> DATA RECORDS
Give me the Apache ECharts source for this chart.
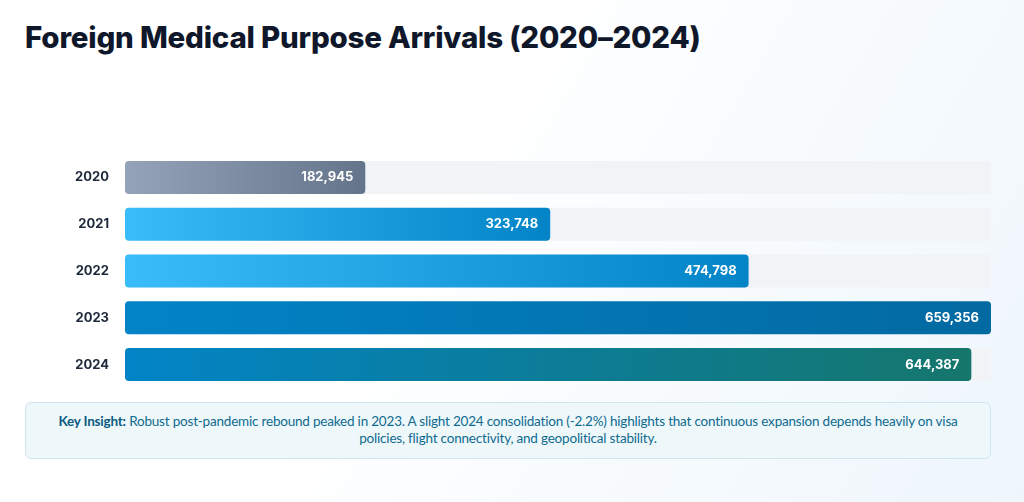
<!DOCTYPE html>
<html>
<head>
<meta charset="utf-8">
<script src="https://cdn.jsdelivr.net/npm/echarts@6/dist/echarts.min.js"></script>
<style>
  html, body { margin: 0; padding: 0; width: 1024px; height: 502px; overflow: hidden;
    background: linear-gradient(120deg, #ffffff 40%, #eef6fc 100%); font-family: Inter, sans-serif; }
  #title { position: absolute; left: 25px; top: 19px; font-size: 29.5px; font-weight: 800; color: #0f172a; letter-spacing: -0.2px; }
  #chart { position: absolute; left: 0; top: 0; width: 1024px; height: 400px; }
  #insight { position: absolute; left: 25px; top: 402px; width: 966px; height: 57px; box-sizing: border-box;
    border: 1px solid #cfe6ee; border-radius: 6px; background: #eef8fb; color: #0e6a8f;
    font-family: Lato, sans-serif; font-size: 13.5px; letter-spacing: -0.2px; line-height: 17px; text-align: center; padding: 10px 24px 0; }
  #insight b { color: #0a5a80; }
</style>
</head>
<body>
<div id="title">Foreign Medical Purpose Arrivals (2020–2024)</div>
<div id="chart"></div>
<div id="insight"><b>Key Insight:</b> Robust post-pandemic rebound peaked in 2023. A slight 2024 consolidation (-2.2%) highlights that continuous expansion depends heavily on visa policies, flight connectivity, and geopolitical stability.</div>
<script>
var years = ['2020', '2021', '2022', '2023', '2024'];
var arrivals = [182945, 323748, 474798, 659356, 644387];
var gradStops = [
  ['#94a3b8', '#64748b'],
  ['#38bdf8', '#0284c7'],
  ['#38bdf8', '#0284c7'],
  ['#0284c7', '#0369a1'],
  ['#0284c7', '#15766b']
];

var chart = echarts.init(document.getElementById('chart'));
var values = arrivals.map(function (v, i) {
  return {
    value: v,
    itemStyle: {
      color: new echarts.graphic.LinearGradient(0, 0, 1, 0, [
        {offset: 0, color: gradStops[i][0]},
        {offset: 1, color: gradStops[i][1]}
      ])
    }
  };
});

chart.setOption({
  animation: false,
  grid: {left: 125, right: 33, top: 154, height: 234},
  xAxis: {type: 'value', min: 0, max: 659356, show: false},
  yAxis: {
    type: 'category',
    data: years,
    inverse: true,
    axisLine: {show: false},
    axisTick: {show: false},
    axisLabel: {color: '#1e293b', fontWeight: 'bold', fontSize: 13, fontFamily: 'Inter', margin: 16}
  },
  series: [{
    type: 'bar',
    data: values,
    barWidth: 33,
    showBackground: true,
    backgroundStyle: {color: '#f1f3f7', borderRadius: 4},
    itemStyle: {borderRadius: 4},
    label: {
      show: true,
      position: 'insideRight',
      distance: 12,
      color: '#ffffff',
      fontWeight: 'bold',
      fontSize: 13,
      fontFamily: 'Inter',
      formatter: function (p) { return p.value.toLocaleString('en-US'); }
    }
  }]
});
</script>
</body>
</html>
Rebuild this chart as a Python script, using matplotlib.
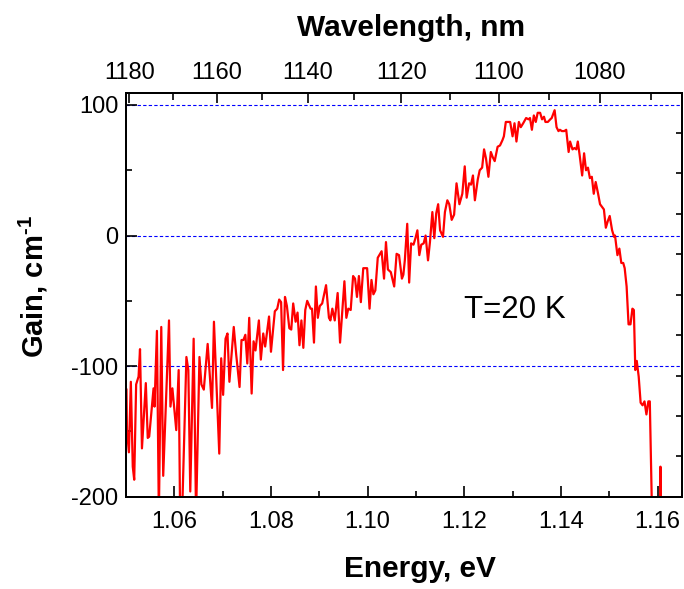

> TASK DETAILS
Read the entries and show each line that mentions "script".

> WRITTEN SOLUTION
<script src="https://cdn.jsdelivr.net/npm/echarts@6/dist/echarts.min.js"></script>
<script>
</script>
Rebuild this chart as a Python script, using matplotlib.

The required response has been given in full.